Sir David King, who as the Government’s Chief Scientist played a key role in the investigation into Litvinenko’s murder, has accused the Russian president of masterminding the murder of nearly 300 of his own people in the Moscow apartment bombings in 1999, which Putin blamed on Chechen terrorists.

“I can tell you that Putin was responsible for the bombings,” Sir David claimed to Mandrake at the Morgan Stanley Great Britons Awards. “I’ve seen the evidence. There is no way that Putin would have won the election if it wasn’t for the bombings. Before them he was getting 10 per cent approval ratings. After, they shot up to 80 per cent.”

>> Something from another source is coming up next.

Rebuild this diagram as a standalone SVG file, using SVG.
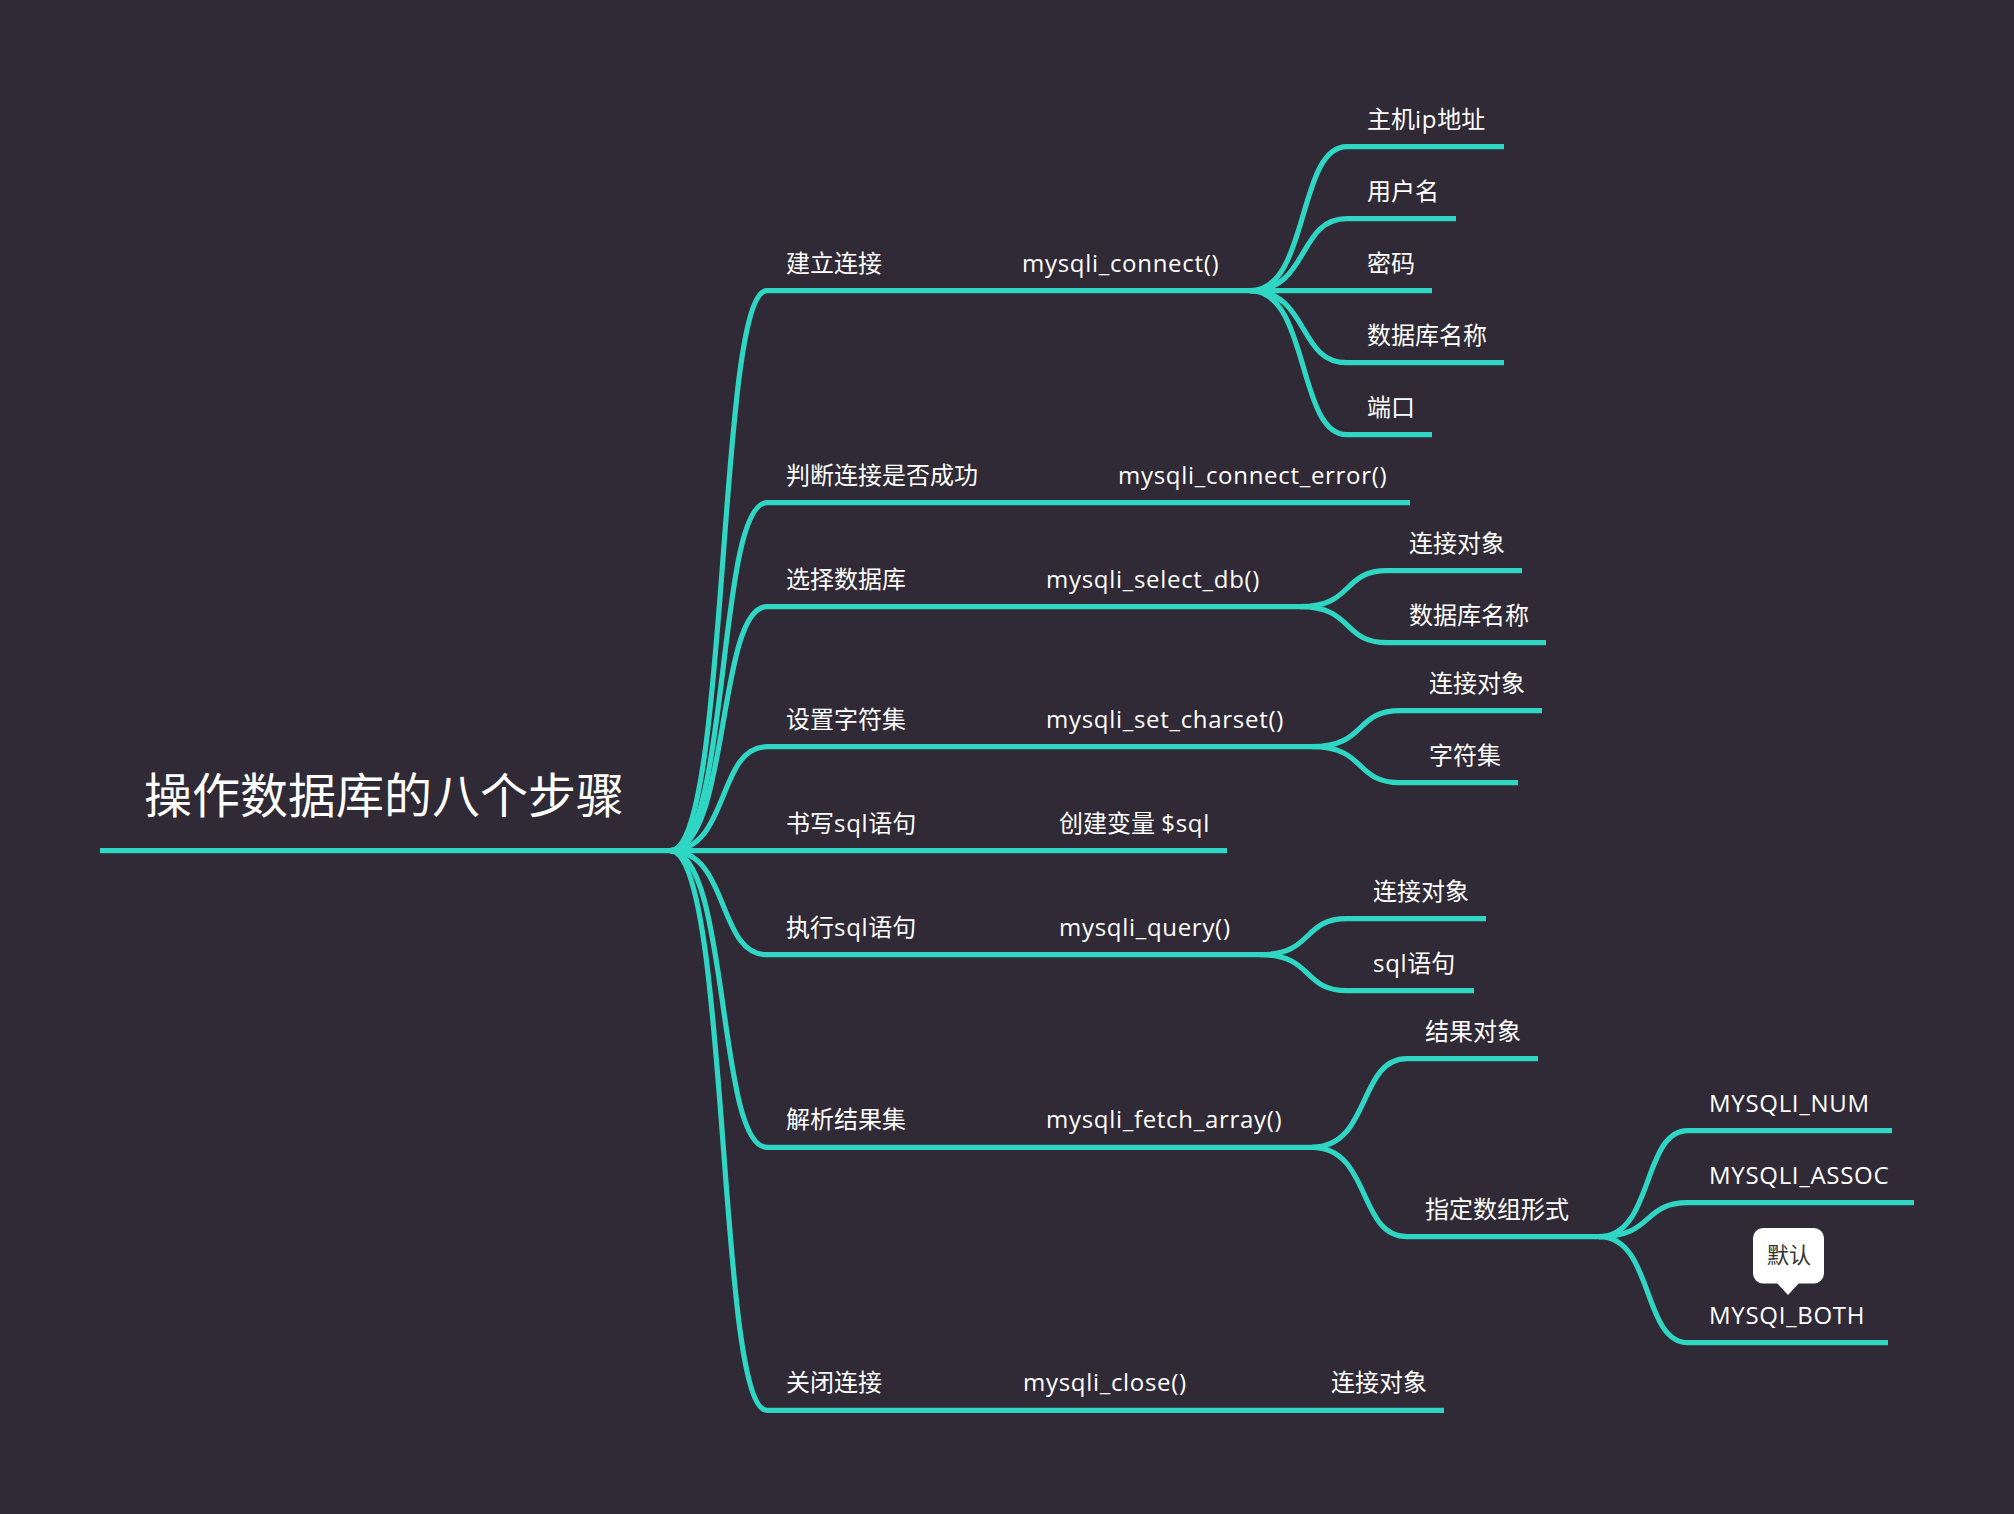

I am not sure which came first, the mass murder accusation or the environmental ambush. I think it was the ambush that began all this. But either way, they really don’t like each other, do they?

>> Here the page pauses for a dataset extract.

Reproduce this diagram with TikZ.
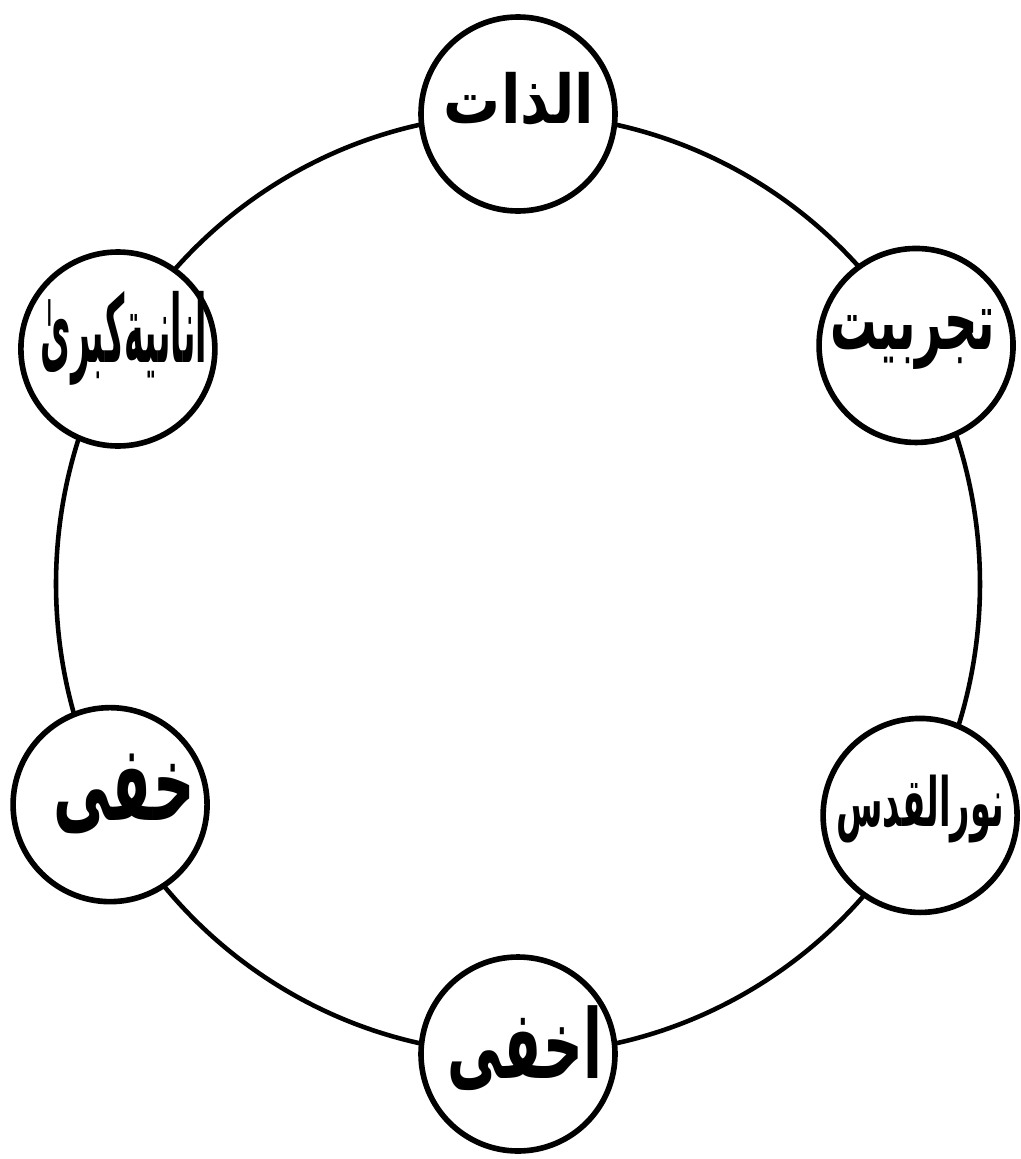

It might make a rather good play. It’s always best when appalling people fail to get on. Imagine what the world would be like if they were all on the same side. I know, I know, not that different.

Putin threatens to unleash something or other on the world

Vladimir Putin has announced that if NATO does not act in a manner more to his taste in future negotiations, he will take action to let them know he is not to be trifled with by unleashing an arms race.

So Russia (GDP $2.08 trillion) is threatening the EU (GDP $14.44 trillion) and USA (GDP $13.86 trillion) with an arms race?

Who says Russians do not have a great sense of humour? They are famous for it, in fact and this is a case in point. In effect Vladimir Putin is saying “if you do not start respecting me, I will bankrupt my country by producing large quantities of the same weapons that the Israelis consistently turn into confetti using western military technology.” Oh saints preserve us! It is rather like a petulant child threatening to hold his breath until they turn blue unless they are given what they want… except I cannot see why anyone should give a shit if Russia goes blue in the face and keels over due to self-inflicted stupidity.

Modern Russia is rapidly turning into a vile police state, so why pander to this unrepentant KGB scumbag with delusions of grandeur?